## Work instructions
Return every line below as is, leaving out the pictures.

## Given data
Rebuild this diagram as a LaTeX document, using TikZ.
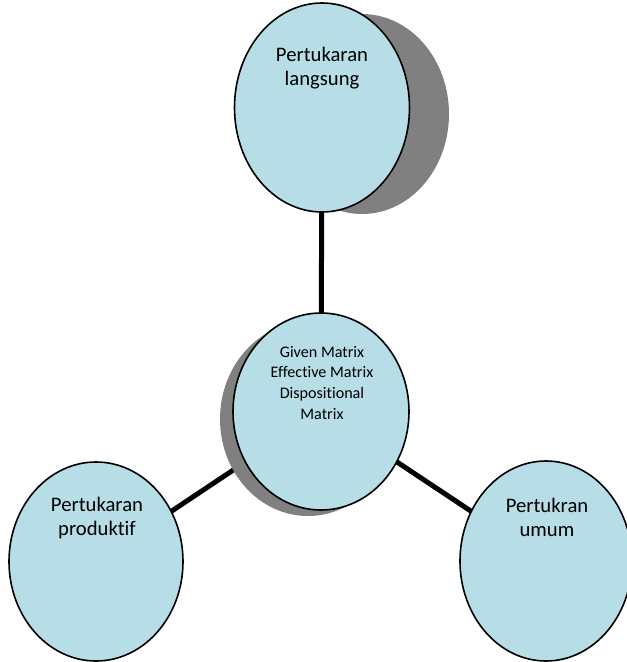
\documentclass[tikz,border=0pt]{standalone}
\usepackage{fontspec}
\setmainfont{Carlito}[Ligatures=NoCommon]
\usetikzlibrary{shapes.geometric,backgrounds}
\definecolor{bubble}{RGB}{183,222,230}
\definecolor{shade}{RGB}{128,128,128}
\begin{document}
\begin{tikzpicture}[x=0.75pt,y=-0.75pt,
  bub/.style={ellipse,draw=black,line width=1.2pt,fill=bubble,inner sep=0pt},
  shd/.style={ellipse,fill=shade,inner sep=0pt},
  link/.style={line width=3.75pt,black},
  bigtxt/.style={font=\fontsize{15.5}{17.6}\selectfont,align=center,inner sep=0pt,anchor=base},
  smalltxt/.style={font=\fontsize{12.1}{15.4}\selectfont,align=center,inner sep=0pt,anchor=base}]
\useasboundingbox (0,0) rectangle (627,662);
% shadows
\node[shd,minimum width=130.5pt,minimum height=150pt] (topsh) at (362,114) {};
\node[shd,minimum width=132pt,minimum height=145.5pt] (censh) at (308,419) {};
% bubbles
\node[bub,minimum width=131.25pt,minimum height=156.75pt] (top) at (322,107.5) {};
\node[bub,minimum width=132pt,minimum height=147.75pt] (cen) at (321,411.5) {};
\node[bub,minimum width=130.5pt,minimum height=149.25pt] (left) at (96,561.5) {};
\node[bub,minimum width=129pt,minimum height=150pt] (right) at (546,561) {};
% connectors
\begin{pgfonlayer}{background}
\draw[link] (top.center) -- (cen.center);
\draw[link] (cen.center) -- (left.center);
\draw[link] (cen.center) -- (right.center);
\end{pgfonlayer}
% texts (anchor base = baseline of last line)
\node[bigtxt] (ttop) at (322,85) {Pertukaran\\langsung};
\node[smalltxt] (tcen) at (322,419) {Given Matrix\\Effective Matrix\\Dispositional\\Matrix};
\node[bigtxt] (tleft) at (97,535) {Pertukaran\\produktif};
\node[bigtxt] (tright) at (547,536) {Pertukran\\umum};
\end{tikzpicture}
\end{document}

## Result
Rebuild this diagram as a LaTeX document, using TikZ.
\documentclass[tikz,border=0pt]{standalone}
\usepackage{fontspec}
\setmainfont{Carlito}[Ligatures=NoCommon]
\usetikzlibrary{shapes.geometric,backgrounds}
\definecolor{bubble}{RGB}{183,222,230}
\definecolor{shade}{RGB}{128,128,128}
\begin{document}
\begin{tikzpicture}[x=0.75pt,y=-0.75pt,
  bub/.style={ellipse,draw=black,line width=1.2pt,fill=bubble,inner sep=0pt},
  shd/.style={ellipse,fill=shade,inner sep=0pt},
  link/.style={line width=3.75pt,black},
  bigtxt/.style={font=\fontsize{15.5}{17.6}\selectfont,align=center,inner sep=0pt,anchor=base},
  smalltxt/.style={font=\fontsize{12.1}{15.4}\selectfont,align=center,inner sep=0pt,anchor=base}]
\useasboundingbox (0,0) rectangle (627,662);
% shadows
\node[shd,minimum width=130.5pt,minimum height=150pt] (topsh) at (362,114) {};
\node[shd,minimum width=132pt,minimum height=145.5pt] (censh) at (308,419) {};
% bubbles
\node[bub,minimum width=131.25pt,minimum height=156.75pt] (top) at (322,107.5) {};
\node[bub,minimum width=132pt,minimum height=147.75pt] (cen) at (321,411.5) {};
\node[bub,minimum width=130.5pt,minimum height=149.25pt] (left) at (96,561.5) {};
\node[bub,minimum width=129pt,minimum height=150pt] (right) at (546,561) {};
% connectors
\begin{pgfonlayer}{background}
\draw[link] (top.center) -- (cen.center);
\draw[link] (cen.center) -- (left.center);
\draw[link] (cen.center) -- (right.center);
\end{pgfonlayer}
% texts (anchor base = baseline of last line)
\node[bigtxt] (ttop) at (322,85) {Pertukaran\\langsung};
\node[smalltxt] (tcen) at (322,419) {Given Matrix\\Effective Matrix\\Dispositional\\Matrix};
\node[bigtxt] (tleft) at (97,535) {Pertukaran\\produktif};
\node[bigtxt] (tright) at (547,536) {Pertukran\\umum};
\end{tikzpicture}
\end{document}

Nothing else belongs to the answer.